# Italian legislation re wills



## Mjen235 (Jan 31, 2021)

My husband and I are both UK citizens but permanent Italian residents. We have no property in either Italy or the UK. We have only Italian bank accounts and small investments (Italian) both owned jointly, but able to be signed for separately. If one of us dies the other wishes to leave everything (if possible) to the other, despite there being an adult son of one of us. Is this possible/legal and how does one organise it?


----------



## Italia-Mx (Jan 14, 2009)

Each of you should write down your wishes, sign and date. This cannot be typed. Must all be handwritten.

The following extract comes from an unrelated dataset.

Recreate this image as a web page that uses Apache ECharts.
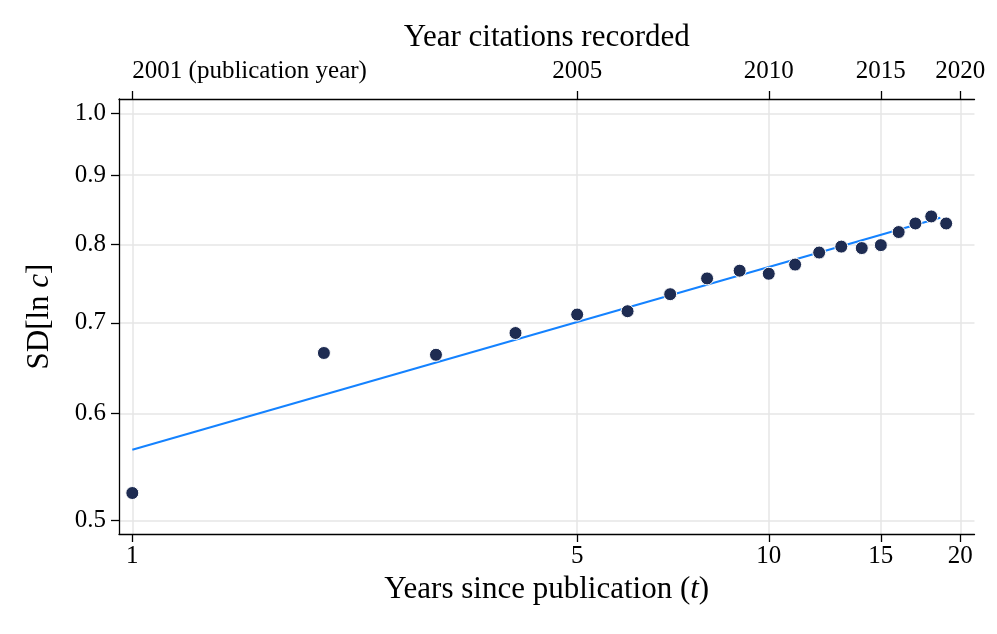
<!DOCTYPE html>
<html>
<head>
<meta charset="utf-8">
<script src="https://cdn.jsdelivr.net/npm/echarts@6/dist/echarts.min.js"></script>
<style>html,body{margin:0;padding:0;background:#fff}#c{width:997px;height:634px}</style>
</head>
<body>
<div id="c"></div>
<script>
// Data
const years = [1,2,3,4,5,6,7,8,9,10,11,12,13,14,15,16,17,18,19];
const sdLnC = [0.524,0.665,0.663,0.688,0.710,0.714,0.735,0.755,0.765,0.761,0.773,0.789,0.797,0.795,0.799,0.817,0.829,0.839,0.829];
const fitT = [1, 18.6];
const fitSD = [0.564, 0.837];
const xTicks = [1,5,10,15,20];
const yTicks = [0.5,0.6,0.7,0.8,0.9,1.0];
const pubYear = 2000;

const FONT = '"Liberation Serif", "DejaVu Serif", serif';
const chart = echarts.init(document.getElementById('c'));
const axisLine = {show:true, lineStyle:{color:'#000', width:1.3}};
const splitLine = {show:true, lineStyle:{color:'#e6e6e6', width:1.5}};
const rich = {a:{fontFamily:FONT,fontSize:31,color:'#000'},b:{fontFamily:FONT,fontSize:31,color:'#000',fontStyle:'italic'}};
chart.setOption({
  animation:false,
  grid:{left:119, right:22.5, top:99, bottom:100, containLabel:false},
  xAxis:[{
    type:'log', position:'bottom', min:0.953, max:21.05,
    axisLine:axisLine,
    axisTick:{show:true, length:8, inside:false, lineStyle:{color:'#000', width:1.3}, customValues:xTicks},
    axisLabel:{customValues:xTicks, margin:10, fontFamily:FONT, fontSize:25, color:'#000', formatter:v=>String(Math.round(v))},
    splitLine:splitLine, minorTick:{show:false},
    name:'{a|Years since publication (}{b|t}{a|)}', nameLocation:'middle', nameGap:38.5,
    nameTextStyle:{rich:rich}
  },{
    type:'log', position:'top', min:0.953, max:21.05,
    axisLine:axisLine,
    axisTick:{show:true, length:8, lineStyle:{color:'#000', width:1.3}, customValues:xTicks},
    axisLabel:{customValues:xTicks, margin:15.5, fontFamily:FONT, fontSize:25, color:'#000', alignMinLabel:'left',
      formatter:v=>{const y=pubYear+Math.round(v); return Math.round(v)===1 ? y+' (publication year)' : String(y);}},
    splitLine:{show:false},
    name:'Year citations recorded', nameLocation:'middle', nameGap:42,
    nameTextStyle:{fontFamily:FONT,fontSize:31,color:'#000'}
  }],
  yAxis:[{
    type:'log', min:0.4887, max:1.0246,
    axisLine:axisLine,
    axisTick:{show:true, length:8, lineStyle:{color:'#000', width:1.3}, customValues:yTicks},
    axisLabel:{customValues:yTicks, margin:13, fontFamily:FONT, fontSize:25, color:'#000', formatter:v=>v.toFixed(1)},
    splitLine:splitLine,
    name:'{a|SD[ln }{b|c}{a|]}', nameLocation:'middle', nameGap:64, nameRotate:90,
    nameTextStyle:{rich:rich}
  }],
  series:[{
    type:'line', xAxisIndex:0, yAxisIndex:0,
    data:fitT.map((t,i)=>[t,fitSD[i]]), showSymbol:false, symbol:'none',
    lineStyle:{color:'#1482ff', width:2}, z:2
  },{
    type:'scatter', xAxisIndex:0, yAxisIndex:0,
    data:years.map((t,i)=>[t,sdLnC[i]]), symbolSize:13,
    itemStyle:{color:'#1e2c52', borderColor:'#fff', borderWidth:1, opacity:1}, z:3
  }]
});
</script>
</body>
</html>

Each keep a copy in a safe place and each give a copy to your Notaio.


----------



## modicasa (May 29, 2021)

AS you are both resident in Italy, and despite your being Uk nationals, you will fall under Italian succession law and therefore the 'legittima'. This means that the surviving spouse will get 50% and the son 50% of all your goods. The only way around this would be for your son not to accept his part of the inheritance in which case it would revert to the surviving spouse.


----------



## Bevdeforges (Nov 16, 2007)

You may want to take a look at this (from the European Union website): Cross-border inheritance in the EU: planning and managing

There is an EU regulation that governs "cross border" inheritance situation. It is supposed to allow foreigners in the EU to invoke the inheritance laws of their home country (though the actual division of property will still be taxed under local laws and at local rates). You'd have to do some research to see how this is set up in Italy, but I know people in a number of other countries have applied the principle in situations similar to yours. (And no, it's not necessary that your home country be a member of the EU as far as I understand the regulations.) Worth looking into at any rate.


----------



## modicasa (May 29, 2021)

The UK opted out of the latest EU directive as did Ireland and Denmark.


----------



## GeordieBorn (Jul 15, 2016)

But Italy didn't?


----------